もちろん定められているのは上限のみですから、これを下回っていれば問題なく、3,000万円の物件購入における仲介手数料なら、103万円でも100万円でも、50万円でもかまいません。しかし上限額を上回れば違法ですから、適正範囲内の請求となっているか、自分でも確認するようにしておきましょう。

支払いタイミングと格安業者の注意点
仲介手数料の支払いは、一般的に契約締結時と引き渡し時の2回に分け、半金ずつとされることが多くなっています。しかし法的な定めはありませんから、業者との話し合いで双方が了承すれば、どちらかのタイミングに一括で支払ったり、その他の支払い方法を選択したりすることも可能です。

現金払いや振り込みだけでなく、近年は分割払いやクレジットカード払いなどに対応している業者もあります。100万円を超える金額になることも少なくないものですから、支払いタイミングや決済方法など、その業者が対応可能とするものはどのようなものがあるか、あらかじめ尋ねておくとよいですね。

いったん契約が成立した後に、何らかの事情で解約となった場合、仲介手数料はどうなるのでしょうか。手付金を支払った場合は、その手付金を放棄することで契約を解除できる「手付解除」という仕組みがあるため、これにより不成立へ戻すことができます。

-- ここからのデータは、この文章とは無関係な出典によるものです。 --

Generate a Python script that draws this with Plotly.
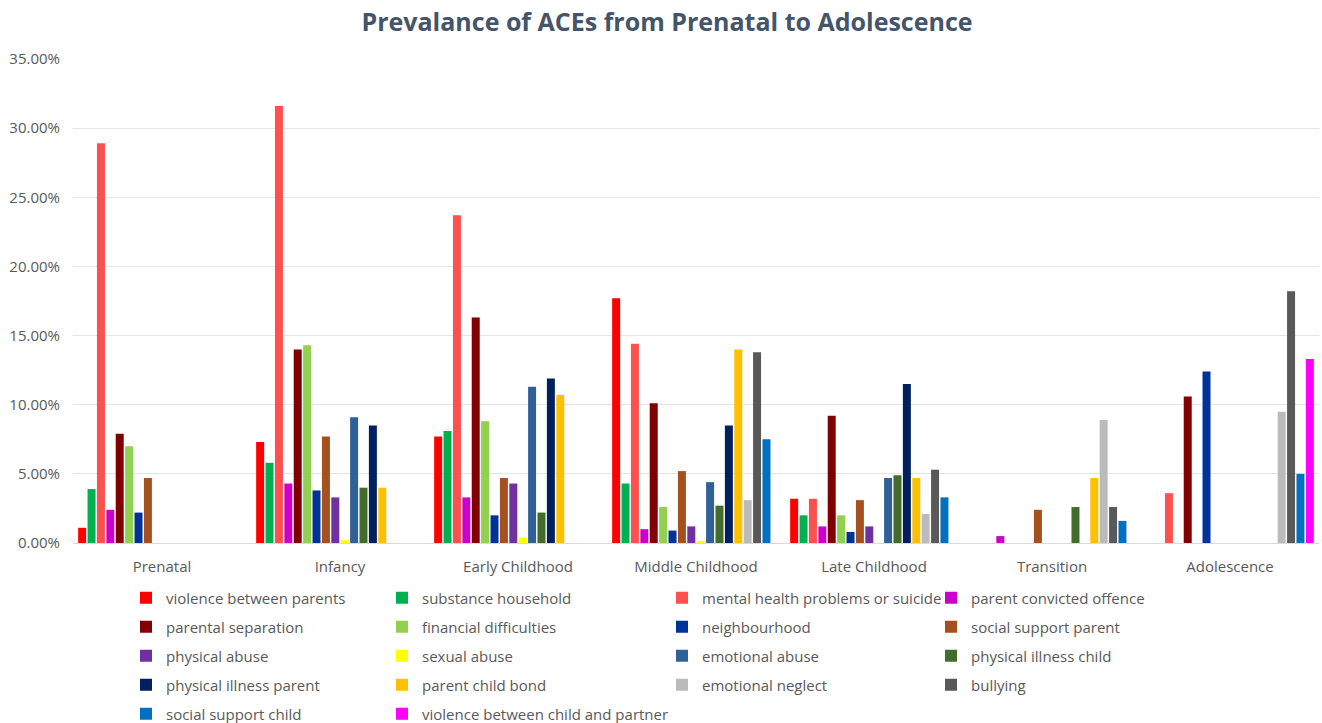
import plotly.graph_objects as go

categories = ["Prenatal", "Infancy", "Early Childhood", "Middle Childhood",
              "Late Childhood", "Transition", "Adolescence"]

series_names = [
    "violence between parents", "substance household",
    "mental health problems or suicide", "parent convicted offence",
    "parental separation", "financial difficulties", "neighbourhood",
    "social support parent", "physical abuse", "sexual abuse",
    "emotional abuse", "physical illness child", "physical illness parent",
    "parent child bond", "emotional neglect", "bullying",
    "social support child", "violence between child and partner",
]

# values in percent, one list per series (order of categories above)
violence_between_parents = [1.1, 7.3, 7.7, 17.7, 3.2, 0, 0]
substance_household = [3.9, 5.8, 8.1, 4.3, 2.0, 0, 0]
mental_health = [28.9, 31.6, 23.7, 14.4, 3.2, 0, 3.6]
parent_convicted_offence = [2.4, 4.3, 3.3, 1.0, 1.2, 0.5, 0]
parental_separation = [7.9, 14.0, 16.3, 10.1, 9.2, 0, 10.6]
financial_difficulties = [7.0, 14.3, 8.8, 2.6, 2.0, 0, 0]
neighbourhood = [2.2, 3.8, 2.0, 0.9, 0.8, 0, 12.4]
social_support_parent = [4.7, 7.7, 4.7, 5.2, 3.1, 2.4, 0]
physical_abuse = [0, 3.3, 4.3, 1.2, 1.2, 0, 0]
sexual_abuse = [0, 0.2, 0.4, 0.1, 0, 0, 0]
emotional_abuse = [0, 9.1, 11.3, 4.4, 4.7, 0, 0]
physical_illness_child = [0, 4.0, 2.2, 2.7, 4.9, 2.6, 0]
physical_illness_parent = [0, 8.5, 11.9, 8.5, 11.5, 0, 0]
parent_child_bond = [0, 4.0, 10.7, 14.0, 4.7, 4.7, 0]
emotional_neglect = [0, 0, 0, 3.1, 2.1, 8.9, 9.5]
bullying = [0, 0, 0, 13.8, 5.3, 2.6, 18.2]
social_support_child = [0, 0, 0, 7.5, 3.3, 1.6, 5.0]
violence_child_partner = [0, 0, 0, 0, 0, 0, 13.3]

series_values = [
    violence_between_parents, substance_household, mental_health,
    parent_convicted_offence, parental_separation, financial_difficulties,
    neighbourhood, social_support_parent, physical_abuse, sexual_abuse,
    emotional_abuse, physical_illness_child, physical_illness_parent,
    parent_child_bond, emotional_neglect, bullying, social_support_child,
    violence_child_partner,
]

colors = [
    "#FF0000", "#00B050", "#FF5050", "#CC00CC", "#800000", "#92D050",
    "#003399", "#A64F1F", "#7030A0", "#FFFF00", "#2F6097", "#426B2D",
    "#002060", "#FFC000", "#BBBBBB", "#595959", "#0070C0", "#FF00FF",
]

tick_vals = [0, 5, 10, 15, 20, 25, 30, 35]
tick_text = ["%.2f%%" % v for v in tick_vals]

W, H = 1322, 723
ml, mr, mt, mb = 73, 3, 59, 180
plot_w = W - ml - mr
plot_h = H - mt - mb

legend_cols_px = [137, 393, 673, 942]      # legend symbol left edges
legend_rows_px = [598, 627, 656, 685, 714]  # legend row centres

font_family = "Open Sans, Liberation Sans, sans-serif"

fig = go.Figure()
legends = {}
for i, (name, vals, col) in enumerate(zip(series_names, series_values, colors)):
    key = "legend" if i == 0 else "legend%d" % (i + 1)
    fig.add_trace(go.Bar(
        name=name, x=categories, y=vals,
        marker=dict(color=col, line=dict(width=0)),
        legend=key, showlegend=True,
    ))
    cx = legend_cols_px[i % 4] - 11
    ry = legend_rows_px[i // 4]
    legends[key] = dict(
        orientation="h",
        x=(cx - ml) / plot_w, xanchor="left",
        y=-(ry - (H - mb)) / plot_h, yanchor="middle",
        itemwidth=30,
        font=dict(family=font_family, size=15, color="#595959"),
        bgcolor="rgba(0,0,0,0)",
    )

fig.update_layout(
    width=W, height=H,
    showlegend=True,
    margin=dict(l=ml, r=mr, t=mt, b=mb, autoexpand=False),
    paper_bgcolor="white", plot_bgcolor="white",
    barmode="group", bargap=0.05, bargroupgap=0.15,
    title=dict(
        text="<b>Prevalance of ACEs from Prenatal to Adolescence</b>",
        x=667 / W, xref="container", xanchor="center",
        y=1 - 22 / H, yref="container", yanchor="middle",
        font=dict(family=font_family, size=25, color="#44546A"),
    ),
    font=dict(family=font_family, size=15, color="#595959"),
    xaxis=dict(
        showgrid=False, showline=True, linecolor="#D9D9D9", linewidth=1,
        ticks="", ticklabelstandoff=10,
        tickfont=dict(size=15, color="#595959"),
    ),
    yaxis=dict(
        range=[0, 35], tickmode="array", tickvals=tick_vals, ticktext=tick_text,
        showgrid=True, gridcolor="#E5E5E5", gridwidth=1,
        zeroline=False, showline=False, ticks="", ticklabelstandoff=12,
        tickfont=dict(size=15, color="#595959"),
    ),
    **legends,
)

fig.write_html("out.html", config={"displayModeBar": False},
               post_script="document.body.style.margin='0';")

またローンが組めなかった場合に備えたローン特約解除があれば、審査が通らなかった時点で契約が白紙に戻されますから、仲介手数料の支払いが不要、すでに支払った分があれば返金となります。こうした万が一の場合における仲介手数料の返金条件も、きちんと確認しておきたいポイントです。どんなケースで返金されるのか、逆にどうなれば返金不可となるのか、支払い前に不明点をなくしておきましょう。

仲介手数料は多くの場合、上限額に設定されています。しかし場合によって、上限額で算出されるより、かなり安い金額を提示する業者もあります。その場合、理由はいくつか考えられ、ひとつは先述の両手取引となっていて、売主からも仲介手数料が受け取れるため、一定の経費削減を行うことで利益を確保できるというものです。こうしたケースなら問題ありません。

一方、他のさまざまな有償サービスを付加する仕組みになっているようなケースでは、やや注意が必要です。最終的に不要なサービスを契約させられたり、本来は費用を負担する必要のないところで多額の請求がなされていたりして、仲介手数料よりも高い金額をとられてしまうこともあります。これでは仲介手数料がいくら半額や無料といった格安でも、かえって損失になります。

仲介手数料の金額ばかりに目を奪われることなく、全体として適正な扱いがなされているか、信頼できる業者か、注意深く見極めるようにしましょう。